We already do a "rm -rf" on the build directories every time after we do a checkout anyway, so this patch doesn't really change anything.
Big -1 from me. This prevents repackaging.
dave
[...]
I'm thinking of keeping this patch, but just as a comment for all the thousands of AUR packagers who blindly use the prototype without taking into account their particular needs.
Any objections?
Putting a comment there might encourage AUR packagers to uncomment that, especially if they don't know what they're doing. On the other side, users, who know how makepkg(1) works, also know how to clean/remove the build directory and don't need such a comment... My two cents.
So you're suggesting
# code
instead of
# comment # code
No, I'm suggesting not to patch anything. Don't mention the `rm -rf` stuff - just keep it as it is right now. The comment will confuse novice packagers (and novice users who try to repackage stuff!) and won't help advanced packagers.

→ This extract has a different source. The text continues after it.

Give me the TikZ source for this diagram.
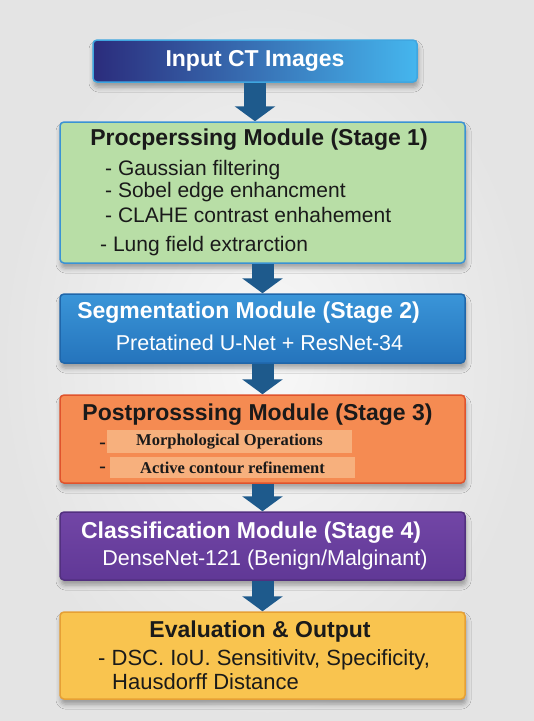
\documentclass[tikz,border=0pt]{standalone}
\usepackage{fontspec}
\setmainfont{Liberation Sans}
\newfontfamily\serifbold{Liberation Serif}
\usetikzlibrary{arrows.meta,shadows.blur,calc}
\definecolor{bgin}{HTML}{F8F8F8}
\definecolor{bgout}{HTML}{E4E4E4}
\definecolor{navy}{HTML}{2B2C7C}
\definecolor{skyb}{HTML}{45B6EE}
\definecolor{inborder}{HTML}{3FA6E0}
\definecolor{prefill}{HTML}{B8DEA6}
\definecolor{preborder}{HTML}{3A92D4}
\definecolor{segtop}{HTML}{3A95D8}
\definecolor{segbot}{HTML}{2574BC}
\definecolor{segborder}{HTML}{1F66AA}
\definecolor{postfill}{HTML}{F58B52}
\definecolor{postborder}{HTML}{E0532C}
\definecolor{subfill}{HTML}{F7B07D}
\definecolor{clstop}{HTML}{7246A6}
\definecolor{clsbot}{HTML}{603896}
\definecolor{clsborder}{HTML}{52307F}
\definecolor{evalfill}{HTML}{F9C44F}
\definecolor{evalborder}{HTML}{E6A035}
\definecolor{arrowc}{HTML}{1E5A8C}
\definecolor{txt}{HTML}{1A1A1A}
\begin{document}
\begin{tikzpicture}[x=1pt,y=-1pt,
  box/.style={draw, line width=1.5pt, rounded corners=4pt, inner sep=0pt,
    blur shadow={shadow xshift=1pt, shadow yshift=-5pt, shadow blur radius=5pt, shadow opacity=35}},
  flow/.style={draw=arrowc, line width=22pt, -{Triangle[width=40pt,length=15pt]}},
  ttl/.style={font=\fontsize{23}{26}\selectfont\bfseries, inner sep=0pt},
  body/.style={font=\fontsize{21.5}{24}\selectfont, inner sep=0pt},
  item/.style={font=\fontsize{21}{24}\selectfont, inner sep=0pt, anchor=west, text=txt},
  subbox/.style={fill=subfill, inner sep=0pt, font=\serifbold\fontsize{16.5}{18}\selectfont\bfseries, text=txt}
]
\useasboundingbox (0,0) rectangle (534,721);
\shade[inner color=bgin, outer color=bgout] (0,0) rectangle (534,721);

% boxes
\node[box, draw=inborder, left color=navy, right color=skyb, minimum width=324pt, minimum height=42pt] (in) at (255,61) {};
\node[box, draw=preborder, fill=prefill, minimum width=405pt, minimum height=141pt] (pre) at (262.5,192.5) {};
\node[box, draw=segborder, top color=segtop, bottom color=segbot, minimum width=405pt, minimum height=69pt] (seg) at (262.5,328.5) {};
\node[box, draw=postborder, fill=postfill, minimum width=405pt, minimum height=88pt] (post) at (262.5,439) {};
\node[box, draw=clsborder, top color=clstop, bottom color=clsbot, minimum width=405pt, minimum height=68pt] (cls) at (262.5,546) {};
\node[box, draw=evalborder, fill=evalfill, minimum width=405pt, minimum height=87pt] (eval) at (262.5,655.5) {};

% texts
\node[ttl, text=white] (intext) at (255,61) {Input CT Images};

\node[ttl, text=txt] (pretitle) at (259,140) {Procperssing Module (Stage 1)};
\node[item] (pre1) at (105,170) {- Gaussian filtering};
\node[item] (pre2) at (105,192) {- Sobel edge enhancment};
\node[item] (pre3) at (105,215) {- CLAHE contrast enhahement};
\node[item] (pre4) at (100,246) {- Lung field extrarction};

\node[ttl, text=white] (segtitle) at (248.5,313) {Segmentation Module (Stage 2)};
\node[body, text=white] (segsub) at (259.5,343) {Pretatined U-Net + ResNet-34};

\node[ttl, text=txt] (posttitle) at (257.5,415) {Postprosssing Module (Stage 3)};
\node[subbox, minimum width=245pt, minimum height=23pt] (post1) at (229.5,441.5) {Morphological Operations};
\node[subbox, minimum width=245pt, minimum height=21pt] (post2) at (232.5,467.5) {Active contour refinement};
\node[item] (dash1) at (99,446) {-};
\node[item] (dash2) at (99,470) {-};

\node[ttl, text=white] (clstitle) at (251,533) {Classification Module (Stage 4)};
\node[body, text=white] (clssub) at (265,560) {DenseNet-121 (Benign/Malginant)};

\node[ttl, text=txt] (evaltitle) at (260,632) {Evaluation \& Output};
\node[item, font=\fontsize{22}{24}\selectfont] (eval1) at (98,660) {- DSC. IoU. Sensitivitv, Specificity,};
\node[item, font=\fontsize{22}{24}\selectfont] (eval2) at (112,682) {Hausdorff Distance};

% arrows
\draw[flow] (in.south) -- (in.south |- pre.north);
\draw[flow] (pre.south) -- (seg.north);
\draw[flow] (seg.south) -- (post.north);
\draw[flow] (post.south) -- (cls.north);
\draw[flow] (cls.south) -- (eval.north);
\end{tikzpicture}
\end{document}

Ok, I'm discarding this patch from the next series.
? Well, if that's the case then I must disagree --- I *despise* it when there's code commented out with zero explanation. Looking back, I can see that the comment I wrote is rather verbose; I'll shorten it to a one-liner, for now, like this:
# save disk space # rm -rf /temp/build/dir
Everyone loves one-liner comments, right?
-Linus
P.S. I'll wait and let the discussion die down for a few days this time before releasing v3 of this patch series... the traffic for ABS patches is nearly non-existant anyway.